US army steps in to avert tribal feud

Published December 9, 2003

NASSIRIYAH, Dec 8: The US army gathered sheikhs in the southern Iraqi city of Nassiriyah on Monday after land disputes from the Saddam Hussein era sparked threats of violence among the region’s powerful tribes.

The sheikhs arrived at the main US military base here in their traditional robes for the talks aimed at calming disputes between former exiles who charge their lands were confiscated by the Saddam government and landowners who say they have been dispossessed by the returnees.

US commanders stressed that they had no powers to adjudicate the disputes themselves — their aim was purely to defuse the threat of violence between the returnees and those who found a way to cohabit with the former government.

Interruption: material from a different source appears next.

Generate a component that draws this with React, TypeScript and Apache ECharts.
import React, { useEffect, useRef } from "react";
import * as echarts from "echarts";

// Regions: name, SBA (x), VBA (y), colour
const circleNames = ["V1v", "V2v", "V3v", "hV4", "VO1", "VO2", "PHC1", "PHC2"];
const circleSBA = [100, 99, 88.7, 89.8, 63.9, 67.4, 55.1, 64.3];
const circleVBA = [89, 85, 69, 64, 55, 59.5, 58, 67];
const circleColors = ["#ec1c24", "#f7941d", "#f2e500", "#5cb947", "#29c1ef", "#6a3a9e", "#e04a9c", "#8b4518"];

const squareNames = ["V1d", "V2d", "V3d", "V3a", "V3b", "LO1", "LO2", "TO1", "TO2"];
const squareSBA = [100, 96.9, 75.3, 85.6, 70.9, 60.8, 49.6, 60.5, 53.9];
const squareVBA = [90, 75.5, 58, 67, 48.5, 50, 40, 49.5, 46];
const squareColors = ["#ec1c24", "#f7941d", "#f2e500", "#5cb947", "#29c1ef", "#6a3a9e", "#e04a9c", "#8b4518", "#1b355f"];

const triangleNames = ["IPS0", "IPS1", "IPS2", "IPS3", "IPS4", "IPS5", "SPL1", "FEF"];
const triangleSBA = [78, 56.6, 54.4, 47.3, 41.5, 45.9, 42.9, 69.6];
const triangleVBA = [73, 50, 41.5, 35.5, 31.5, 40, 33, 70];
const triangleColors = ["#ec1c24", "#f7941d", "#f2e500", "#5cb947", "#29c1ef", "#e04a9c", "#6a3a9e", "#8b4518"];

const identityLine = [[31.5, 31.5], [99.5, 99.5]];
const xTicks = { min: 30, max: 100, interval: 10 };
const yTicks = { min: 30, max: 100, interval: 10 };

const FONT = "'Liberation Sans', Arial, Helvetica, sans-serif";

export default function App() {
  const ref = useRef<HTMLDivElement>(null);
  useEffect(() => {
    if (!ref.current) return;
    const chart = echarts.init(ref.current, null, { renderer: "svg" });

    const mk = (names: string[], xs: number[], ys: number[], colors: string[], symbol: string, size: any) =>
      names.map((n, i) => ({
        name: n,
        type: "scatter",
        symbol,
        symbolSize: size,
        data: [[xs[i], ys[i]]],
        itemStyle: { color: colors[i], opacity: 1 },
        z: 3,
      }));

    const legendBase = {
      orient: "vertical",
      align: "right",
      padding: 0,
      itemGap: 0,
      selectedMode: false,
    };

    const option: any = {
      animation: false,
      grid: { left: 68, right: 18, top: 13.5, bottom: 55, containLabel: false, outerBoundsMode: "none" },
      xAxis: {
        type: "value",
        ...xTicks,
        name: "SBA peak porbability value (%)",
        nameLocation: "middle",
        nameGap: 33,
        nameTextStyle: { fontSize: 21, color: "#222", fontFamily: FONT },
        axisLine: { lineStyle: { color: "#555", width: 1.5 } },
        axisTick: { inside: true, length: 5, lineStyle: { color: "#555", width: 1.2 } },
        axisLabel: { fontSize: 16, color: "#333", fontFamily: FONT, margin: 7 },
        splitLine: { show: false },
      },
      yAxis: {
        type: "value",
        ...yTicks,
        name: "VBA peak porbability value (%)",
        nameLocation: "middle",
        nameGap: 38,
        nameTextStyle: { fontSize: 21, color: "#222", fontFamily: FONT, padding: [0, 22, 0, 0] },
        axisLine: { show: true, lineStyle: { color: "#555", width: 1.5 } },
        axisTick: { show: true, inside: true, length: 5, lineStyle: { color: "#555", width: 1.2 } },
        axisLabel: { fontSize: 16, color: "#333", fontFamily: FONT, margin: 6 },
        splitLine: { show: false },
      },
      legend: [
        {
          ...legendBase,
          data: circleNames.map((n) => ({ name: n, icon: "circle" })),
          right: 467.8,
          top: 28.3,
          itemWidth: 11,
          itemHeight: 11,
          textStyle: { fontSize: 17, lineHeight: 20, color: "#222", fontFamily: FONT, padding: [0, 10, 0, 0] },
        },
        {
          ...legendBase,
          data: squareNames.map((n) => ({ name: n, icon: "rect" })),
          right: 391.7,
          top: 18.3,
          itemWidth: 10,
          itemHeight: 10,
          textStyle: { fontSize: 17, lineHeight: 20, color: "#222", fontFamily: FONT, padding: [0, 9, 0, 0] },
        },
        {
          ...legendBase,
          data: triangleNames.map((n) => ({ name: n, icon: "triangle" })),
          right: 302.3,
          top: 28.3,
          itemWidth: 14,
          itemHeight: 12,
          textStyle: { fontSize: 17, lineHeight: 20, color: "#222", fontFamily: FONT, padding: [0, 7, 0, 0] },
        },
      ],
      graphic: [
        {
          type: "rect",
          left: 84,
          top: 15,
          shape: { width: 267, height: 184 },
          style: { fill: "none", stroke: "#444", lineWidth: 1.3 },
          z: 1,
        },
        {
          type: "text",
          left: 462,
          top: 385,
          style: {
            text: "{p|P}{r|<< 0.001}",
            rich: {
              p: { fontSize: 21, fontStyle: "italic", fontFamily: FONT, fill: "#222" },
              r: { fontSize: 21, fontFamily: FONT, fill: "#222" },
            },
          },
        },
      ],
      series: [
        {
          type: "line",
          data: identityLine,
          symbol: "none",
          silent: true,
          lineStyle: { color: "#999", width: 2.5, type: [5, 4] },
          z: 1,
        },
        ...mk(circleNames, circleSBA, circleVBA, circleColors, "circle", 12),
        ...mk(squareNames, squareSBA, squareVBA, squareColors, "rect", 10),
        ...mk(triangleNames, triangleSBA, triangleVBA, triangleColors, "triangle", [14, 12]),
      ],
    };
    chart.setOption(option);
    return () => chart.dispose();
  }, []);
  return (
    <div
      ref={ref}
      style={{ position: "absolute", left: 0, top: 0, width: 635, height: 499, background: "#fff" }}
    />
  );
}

“Until a new government is formed, we can take no decisions about the ownership of land — our main priority is to prevent any conflicts arising in the meantime,” said US army civil affairs officer Lt Colonel Jeff Bryant.

He said the main area of dispute lay west and northwest of the city from where a number of tribal leaders had fled the country during Saddam’s rule, charging their lands had been confiscated during their absence.

“They didn’t feel safe to stay, that’s correct. I don’t know who has legal title. Who has the legal documents will have to be decided by the new government.”

The US-led occupation has sought to woo the tribes in the Shia-dominated countryside as a counterbalance to the Iran-backed religious parties which dominate the towns.

US overseer Paul Bremer has made repeated visits to the region to drink tea with the sheikhs. He was even made an honorary member of one tribe near the south-central city of Hilla, the base of the occupation administration in the region.

The British attempted a similar policy of using the tribes as a counter to the powerful religious hierarchy after they occupied Iraq at the end of World War I, alternately wooing loyal sheikhs with subsidies and striking recalcitrant ones with warplanes.

But in 1920, the majority sided with the religious hierarchy in an uprising that cost the lives of well over 400 British troops.